Lifespan · 236 – c. 183 BCE

A brief orientation

Publius Cornelius Scipio Africanus rose through the Roman magistracies during the deepest crisis of the early Republic — the Second Punic War (218–201 BCE) against Hannibal of Carthage. He took command in Spain in his mid-twenties, after the deaths of his father and uncle in the same theatre, drove Carthaginian power out of the peninsula, was elected consul early, crossed to Africa, and defeated Hannibal at the Battle of Zama in 202 — the engagement that ended the war and established Rome as the dominant power of the western Mediterranean. The cognomen Africanus was awarded to him for the campaign.

The Republican reading

Scipio is read in the long Roman tradition as the type of the Republican statesman: a magistrate of extraordinary capacity who served the res publica and then accepted being constrained by it. His later career was clouded by political prosecutions; he withdrew to private life rather than break the institutions that had been used against him. Livy's Ab Urbe Condita (Books 21–30) is the principal narrative source; Polybius — who knew the family personally and whose patron was Scipio's adopted grandson — gives the contemporary Greek analysis. Plutarch did not write a Life of him; the parallel is supplied indirectly through his treatment of later Romans.
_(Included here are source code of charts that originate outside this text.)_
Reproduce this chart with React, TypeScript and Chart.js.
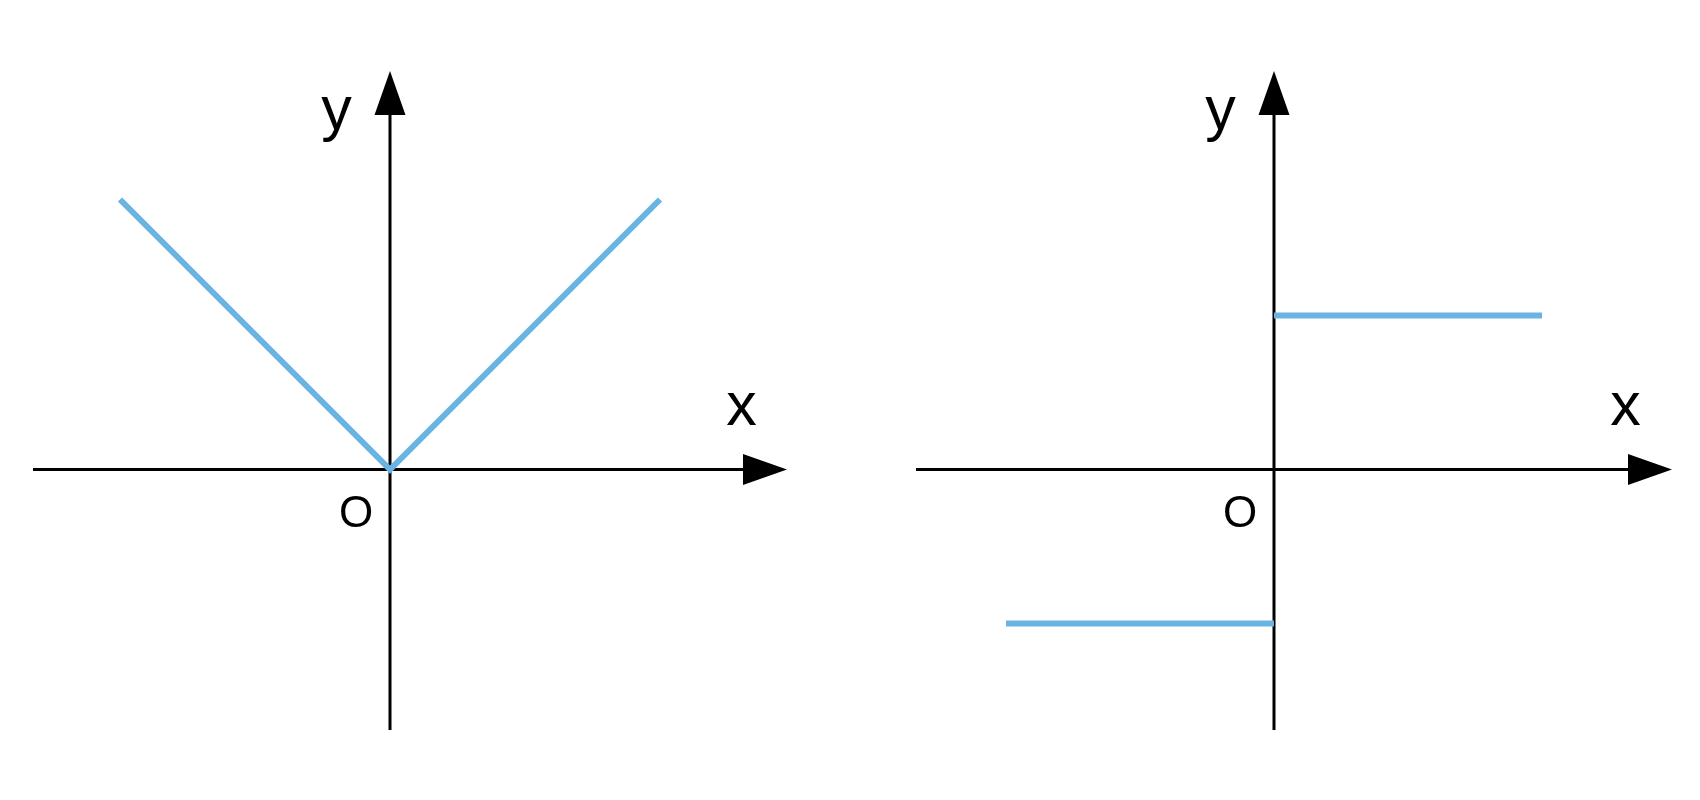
import React, { useEffect, useRef } from "react";
import { Chart, registerables } from "chart.js";

Chart.register(...registerables);

// Left chart: y = |x|
const absX = [-1, 0, 1];
const absY = [1, 0, 1];

// Right chart: y = sgn(x)
const sgnNegX = [-1, 0];
const sgnNegY = [-1, -1];
const sgnPosX = [0, 1];
const sgnPosY = [1, 1];

const axisLabels = { x: "x", y: "y", origin: "O" };

const BLUE = "#6AB4E4";
const BLACK = "#000000";

type AxisCfg = {
  xMin: number; xMax: number; yMin: number; yMax: number;
  xAxisFrom: number; xAxisTo: number; yAxisFrom: number; yAxisTo: number;
};

const axesPlugin = {
  id: "arrowAxes",
  beforeDatasetsDraw(chart: any, _args: any, opts: any) {
    const { ctx } = chart;
    const xs = chart.scales.x;
    const ys = chart.scales.y;
    const x0 = xs.getPixelForValue(0);
    const y0 = ys.getPixelForValue(0);
    const xa = xs.getPixelForValue(opts.xAxisFrom);
    const xb = xs.getPixelForValue(opts.xAxisTo);
    const ya = ys.getPixelForValue(opts.yAxisFrom);
    const yb = ys.getPixelForValue(opts.yAxisTo);
    const L = 44, H = 15.5;
    ctx.save();
    ctx.strokeStyle = BLACK;
    ctx.fillStyle = BLACK;
    ctx.lineWidth = 3;
    // x axis
    ctx.beginPath();
    ctx.moveTo(xa, y0);
    ctx.lineTo(xb - L + 2, y0);
    ctx.stroke();
    ctx.beginPath();
    ctx.moveTo(xb, y0);
    ctx.lineTo(xb - L, y0 - H);
    ctx.lineTo(xb - L, y0 + H);
    ctx.closePath();
    ctx.fill();
    // y axis
    ctx.beginPath();
    ctx.moveTo(x0, ya);
    ctx.lineTo(x0, yb + L - 2);
    ctx.stroke();
    ctx.beginPath();
    ctx.moveTo(x0, yb);
    ctx.lineTo(x0 - H, yb + L);
    ctx.lineTo(x0 + H, yb + L);
    ctx.closePath();
    ctx.fill();
    // labels
    ctx.textAlign = "center";
    ctx.textBaseline = "alphabetic";
    ctx.font = '61px "Liberation Sans", Arial, sans-serif';
    ctx.fillText(axisLabels.y, x0 - 53.5, y0 - 341);
    ctx.fillText(axisLabels.x, x0 + 351.5, y0 - 45);
    ctx.font = '44px "Liberation Sans", Arial, sans-serif';
    ctx.fillText(axisLabels.origin, x0 - 34, y0 + 57);
    ctx.restore();
  },
};

function makeConfig(datasets: any[], a: AxisCfg): any {
  return {
    type: "scatter",
    data: { datasets },
    options: {
      responsive: false,
      animation: false,
      devicePixelRatio: 1,
      layout: { padding: 0 },
      plugins: {
        legend: { display: false },
        tooltip: { enabled: false },
        arrowAxes: a,
      },
      scales: {
        x: { type: "linear", display: false, min: a.xMin, max: a.xMax },
        y: { type: "linear", display: false, min: a.yMin, max: a.yMax },
      },
    },
    plugins: [axesPlugin],
  };
}

const lineStyle = {
  showLine: true,
  borderColor: BLUE,
  borderWidth: 6,
  pointRadius: 0,
  fill: false,
  tension: 0,
};

function toPoints(xs: number[], ys: number[]) {
  return xs.map((x, i) => ({ x, y: ys[i] }));
}

function ChartCanvas({ config, left }: { config: () => any; left: number }) {
  const ref = useRef<HTMLCanvasElement | null>(null);
  useEffect(() => {
    if (!ref.current) return;
    const chart = new Chart(ref.current, config());
    return () => chart.destroy();
  }, []);
  return (
    <canvas
      ref={ref}
      width={850}
      height={800}
      style={{ position: "absolute", left, top: 0, width: 850, height: 800 }}
    />
  );
}

export default function App() {
  const leftCfg = () =>
    makeConfig(
      [{ ...lineStyle, data: toPoints(absX, absY) }],
      {
        xMin: -390 / 270, xMax: 460 / 270, yMin: -330.5 / 270, yMax: 469.5 / 270,
        xAxisFrom: -357 / 270, xAxisTo: 397 / 270, yAxisFrom: -260.5 / 270, yAxisTo: 398.5 / 270,
      }
    );
  const rightCfg = () =>
    makeConfig(
      [
        { ...lineStyle, data: toPoints(sgnNegX, sgnNegY) },
        { ...lineStyle, data: toPoints(sgnPosX, sgnPosY) },
      ],
      {
        xMin: -424 / 268, xMax: 426 / 268, yMin: -330.5 / 154, yMax: 469.5 / 154,
        xAxisFrom: -358 / 268, xAxisTo: 398 / 268, yAxisFrom: -260.5 / 154, yAxisTo: 398.5 / 154,
      }
    );
  return (
    <div style={{ position: "absolute", left: 0, top: 0, width: 1700, height: 800, background: "#fff" }}>
      <ChartCanvas config={leftCfg} left={0} />
      <ChartCanvas config={rightCfg} left={850} />
    </div>
  );
}
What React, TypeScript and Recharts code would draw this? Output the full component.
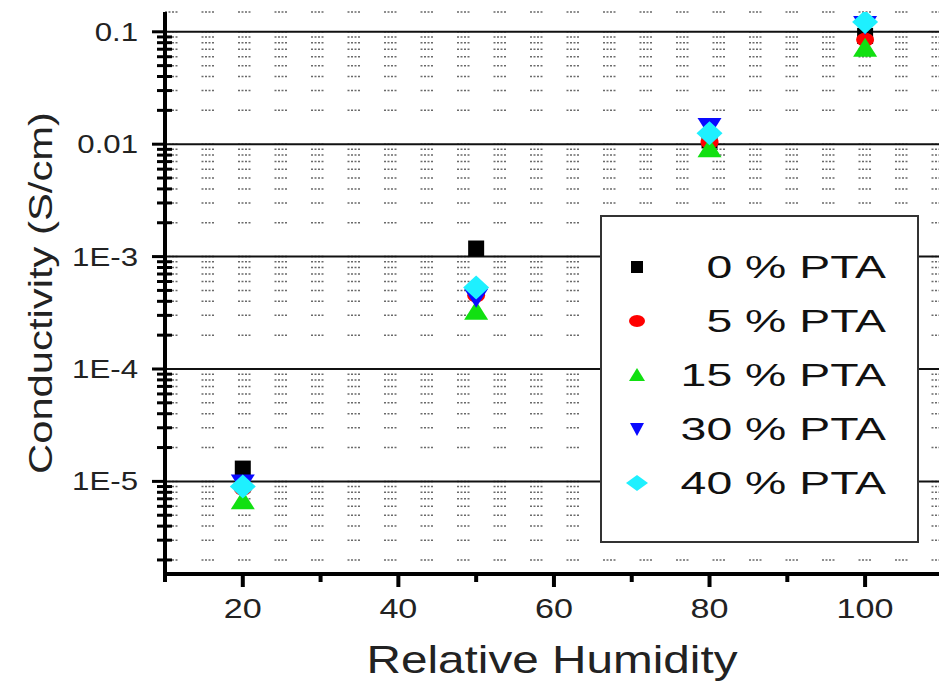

Why the European tradition kept reading him

Scipio's reception is enormous. Cicero's Somnium Scipionis — the dream of Scipio that closes the De Re Publica — is one of the most influential single texts in the long Western political tradition; through Macrobius it shaped medieval cosmology. The Renaissance and early-modern republican tradition read Scipio as the working answer to the question of whether a great general could remain a private citizen rather than become a tyrant.

Why he matters for Virtue & Power

Scipio is the platform's central case for Republican military virtue serving the city rather than supplanting it. His career is the counter-example the late Republic kept failing to repeat. The contrast with Marius and Sulla, and with Pompey and Caesar after them, is the story the essay Why Rome mattered takes up.